Fundamentally, all clocks measure time by relying on parts that repeat behaviour in regular patterns. For instance, a year is defined by how long it takes for Earth to complete an orbit around the Sun.
The most accurate clocks that currently exist are atomic clocks. These depend on how atoms switch between two distinct energy levels. Essentially, these clocks rely on at least two particles - the nucleus of an atom, and an electron leaping back and forth between different levels of energy.
"We were interested in what the simplest clocks are to explore the question of what time is," said researcher Holger Muller, from the University of California at Berkeley. "If you say that, say, you can't measure time with less than two particles, does that mean that anything below two particles doesn't experience time at all?" said Muller.
Researchers theorised it was possible to create a clock made up of just one particle. To understand, they started with Einstein's famous equation E=mc2, which shows that matter can be converted to energy and vice versa.

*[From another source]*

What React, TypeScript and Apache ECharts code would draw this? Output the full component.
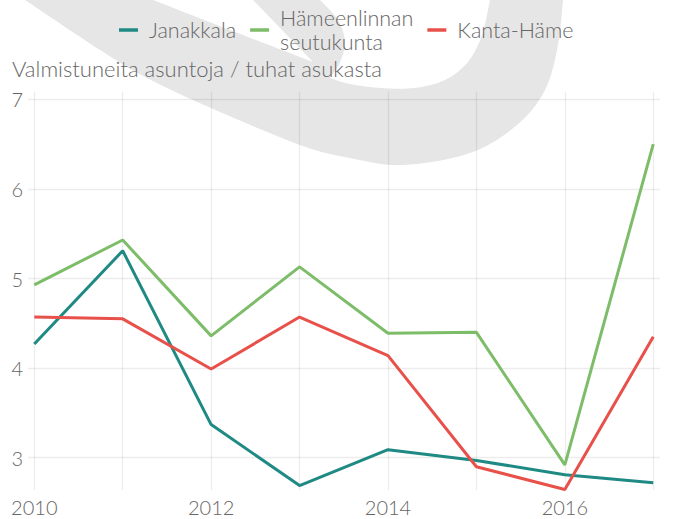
import React, { useEffect, useRef } from 'react';
import * as echarts from 'echarts';

// ---- data ----
const years = [2010, 2011, 2012, 2013, 2014, 2015, 2016, 2017];
const janakkala = [4.27, 5.31, 3.37, 2.69, 3.09, 2.97, 2.81, 2.72];
const hameenlinnanSeutukunta = [4.93, 5.43, 4.36, 5.13, 4.39, 4.4, 2.92, 6.5];
const kantaHame = [4.57, 4.55, 3.99, 4.57, 4.14, 2.9, 2.645, 4.35];
const seriesNames = ['Janakkala', 'Hämeenlinnan\nseutukunta', 'Kanta-Häme'];
const seriesColors = ['#1f8a83', '#7dbd69', '#e8504a'];
const yTickLabels = [3, 4, 5, 6, 7];
const xTickLabels = ['2010', '2012', '2014', '2016'];
const axisTitle = 'Valmistuneita asuntoja / tuhat asukasta';

// ---- watermark outline (decoration, pixel coords) ----
const wmOuter = [[25, 0], [100, 50], [147, 78], [211, 108], [300, 145], [350, 158], [403, 165], [470, 153], [517, 125], [545, 90], [558, 45], [563, 0]];
const wmInnerRight = [[490, 0], [482, 35], [468, 62], [445, 80], [415, 88], [380, 88], [350, 84], [330, 78]];
const wmTailRight = [[330, 78], [340, 62], [345, 42], [338, 20], [320, 0]];
const wmTailLeft = [[253, 0], [313, 62]];
const wmInnerLeft = [[313, 62], [230, 30], [153, 0]];

function smoothChain(pts: number[][]): string {
  let d = '';
  for (let i = 0; i < pts.length - 1; i++) {
    const p0 = pts[Math.max(0, i - 1)];
    const p1 = pts[i];
    const p2 = pts[i + 1];
    const p3 = pts[Math.min(pts.length - 1, i + 2)];
    const c1x = p1[0] + (p2[0] - p0[0]) / 6;
    const c1y = p1[1] + (p2[1] - p0[1]) / 6;
    const c2x = p2[0] - (p3[0] - p1[0]) / 6;
    const c2y = p2[1] - (p3[1] - p1[1]) / 6;
    d += ` C ${c1x} ${c1y} ${c2x} ${c2y} ${p2[0]} ${p2[1]}`;
  }
  return d;
}

function buildWatermark(): string {
  let d = `M ${wmOuter[0][0]} ${wmOuter[0][1]}`;
  d += smoothChain(wmOuter);
  d += ` L ${wmInnerRight[0][0]} ${wmInnerRight[0][1]}`;
  d += smoothChain(wmInnerRight);
  d += smoothChain(wmTailRight);
  d += ` L ${wmTailLeft[0][0]} ${wmTailLeft[0][1]}`;
  d += ` L ${wmTailLeft[1][0]} ${wmTailLeft[1][1]}`;
  d += smoothChain(wmInnerLeft);
  d += ' Z';
  return d;
}

let registered = false;

const FONT = 'Lato, "Noto Sans", sans-serif';
const TEXT_COLOR = '#666666';
const GRID_COLOR = 'rgba(0,0,0,0.075)';

export default function App() {
  const ref = useRef<HTMLDivElement>(null);

  useEffect(() => {
    if (!ref.current) return;
    if (!registered) {
      echarts.graphic.registerShape('wmlogo', echarts.graphic.extendPath(buildWatermark(), {}));
      registered = true;
    }
    const chart = echarts.init(ref.current, undefined, { renderer: 'svg' });
    const allSeries = [janakkala, hameenlinnanSeutukunta, kantaHame];

    chart.setOption({
      animation: false,
      backgroundColor: '#ffffff',
      title: {
        text: axisTitle,
        left: 12,
        top: 57,
        padding: 0,
        textStyle: { fontSize: 22, fontWeight: 300, color: TEXT_COLOR, fontFamily: FONT },
      },
      legend: {
        data: seriesNames,
        left: 114,
        top: 1,
        icon: 'rect',
        itemWidth: 19,
        itemHeight: 3.5,
        itemGap: 14,
        textStyle: { fontSize: 21.5, fontWeight: 300, color: TEXT_COLOR, fontFamily: FONT, lineHeight: 24, padding: [0, 0, 0, 6] },
      },
      graphic: [
        {
          type: 'wmlogo',
          x: 0,
          y: 0,
          scaleX: 1,
          scaleY: 1,
          z: -10,
          silent: true,
          style: { fill: '#e6e6e6' },
        },
      ],
      grid: { left: 28, right: 13, top: 91.7, bottom: 29, containLabel: false },
      xAxis: {
        type: 'value',
        min: 2009.929,
        max: 2017.076,
        minInterval: 1,
        maxInterval: 1,
        splitNumber: 7,
        axisLine: { show: false },
        axisTick: { show: false },
        splitLine: { show: true, showMinLine: false, showMaxLine: false, lineStyle: { color: GRID_COLOR, width: 1.3 } },
        axisLabel: {
          color: TEXT_COLOR,
          fontSize: 20,
          fontWeight: 300,
          fontFamily: FONT,
          margin: 7,
          showMinLabel: false,
          showMaxLabel: false,
          formatter: (v: number) => (xTickLabels.includes(String(v)) ? String(v) : ''),
        },
      },
      yAxis: {
        type: 'value',
        min: 2.64,
        max: 7.085,
        minInterval: 1,
        maxInterval: 1,
        axisLine: { show: false },
        axisTick: { show: false },
        splitLine: { show: true, showMinLine: false, showMaxLine: false, lineStyle: { color: GRID_COLOR, width: 1.3 } },
        axisLabel: {
          color: TEXT_COLOR,
          fontSize: 20,
          fontWeight: 300,
          fontFamily: FONT,
          margin: 5,
          showMinLabel: false,
          showMaxLabel: false,
          formatter: (v: number) => (yTickLabels.includes(v) ? String(v) : ''),
        },
      },
      series: seriesNames.map((name, k) => ({
        name,
        type: 'line',
        data: years.map((yr, i) => [yr, allSeries[k][i]]),
        showSymbol: false,
        symbol: 'none',
        clip: false,
        color: seriesColors[k],
        lineStyle: { width: 3, color: seriesColors[k] },
      })),
    });

    return () => chart.dispose();
  }, []);

  return (
    <div
      ref={ref}
      style={{ position: 'fixed', left: 0, top: 0, width: 673, height: 519 }}
    />
  );
}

One consequence of this, defined as de Broglie's matter-wave hypothesis, suggests that matter can also behave like waves. Which means a particle of matter can in principle behave like a wave that oscillates in a regular manner, thus acting like a clock.

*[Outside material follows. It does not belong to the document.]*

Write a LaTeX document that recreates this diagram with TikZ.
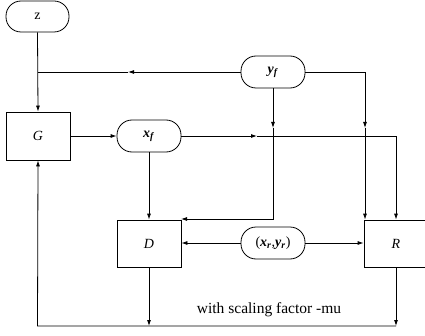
\documentclass[tikz,border=0pt]{standalone}
\usepackage{fontspec}
\setmainfont{Liberation Serif}
\usetikzlibrary{arrows.meta}
\newcommand{\bi}[1]{\textbf{\textit{#1}}}
\begin{document}
\begin{tikzpicture}[x=1pt,y=1pt,
  line width=0.8pt,
  arr/.style={-{Latex[length=6pt,width=4pt]}},
  pill/.style={draw,rounded corners=15pt,minimum width=64pt,minimum height=32pt,inner sep=0pt,font=\fontsize{14}{16}\selectfont},
  blk/.style={draw,minimum width=64pt,minimum height=47pt,inner sep=0pt,font=\fontsize{14}{16}\selectfont\itshape}]
\useasboundingbox (0,0) rectangle (425,335);
\node[pill,minimum width=63pt,minimum height=31pt] (z) at (37.5,318.5) {z};
\node[blk,minimum height=48pt] (G) at (38,199) {G};
\node[pill] (xf) at (149,199) {\bi{x}\textsubscript{\bi{f}}};
\node[pill] (yf) at (273,263) {\bi{y}\textsubscript{\bi{f}}};
\node[blk] (D) at (149,91.5) {D};
\node[pill] (xr) at (273,92) {(\bi{x}\textsubscript{\bi{r}},\bi{y}\textsubscript{\bi{r}})};
\node[blk] (R) at (396,91.5) {R};
\node[font=\fontsize{15.5}{18}\selectfont] (txt) at (269,25) {with scaling factor -mu};
% coordinates
\coordinate (j1) at (37.5,263);
\coordinate (m1) at (128,263);
\coordinate (c1) at (365,263);
\coordinate (m2) at (365,207);
\coordinate (m3) at (273,207);
\coordinate (c3) at (273,116);
\coordinate (dtr) at (181,116);
\coordinate (m4) at (257,199);
\coordinate (c4) at (396,199);
\coordinate (b1) at (149,9);
\coordinate (b2) at (396,9);
\coordinate (b3) at (37.5,9);
% z to G
\draw[arr] (z.south) -- (G.north);
% yf left
\draw[arr] (yf.west) -- (m1);
\draw (m1) -- (j1);
% yf right to R
\draw[arr] (yf.east) -- (c1) -- (m2);
\draw[arr] (m2) -- (R.north west -| c1);
% yf down to D
\draw[arr] (yf.south) -- (m3);
\draw[arr] (m3) -- (c3) -- (dtr);
% G to xf
\draw[arr] (G.east) -- (xf.west);
% xf right to R
\draw[arr] (xf.east) -- (m4);
\draw[arr] (m4) -- (c4) -- (R.north -| c4);
% xf down to D
\draw[arr] (xf.south) -- (D.north);
% xr to D and R
\draw[arr] (xr.west) -- (D.east |- xr.west);
\draw[arr] (xr.east) -- (R.west |- xr.east);
% bottom feedback
\draw[arr] (D.south) -- (b1);
\draw[arr] (R.south) -- (b2);
\draw[arr] (b2) -- (b3) -- (G.south);
\end{tikzpicture}
\end{document}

"We've shown that one single particle really can measure time," Muller said. The problem with making a clock from a particle of matter is that the frequency at which it oscillates "should be so high that one should never be able to measure it," Muller said.

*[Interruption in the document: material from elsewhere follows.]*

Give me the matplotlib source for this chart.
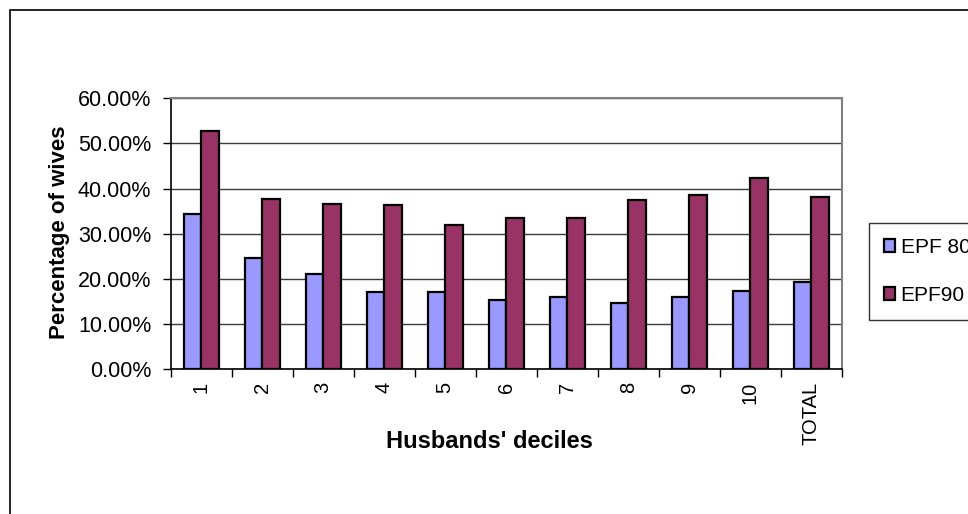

To overcome the hurdle, scientists relied on a phenomenon known as time dilation, another consequence of Einstein's theory of relativity. This suggests that as objects move away from and back to a location, they experience less elapsed time than objects that stayed at that location the entire time.
Researchers recreated this phenomenon using lasers on cesium atoms, the report said. "We essentially split an atom into two halves, and had one stay where it is and the other go forward and come back. A tiny, tiny bit less time elapsed for the half that moved, so it oscillated less," said Muller.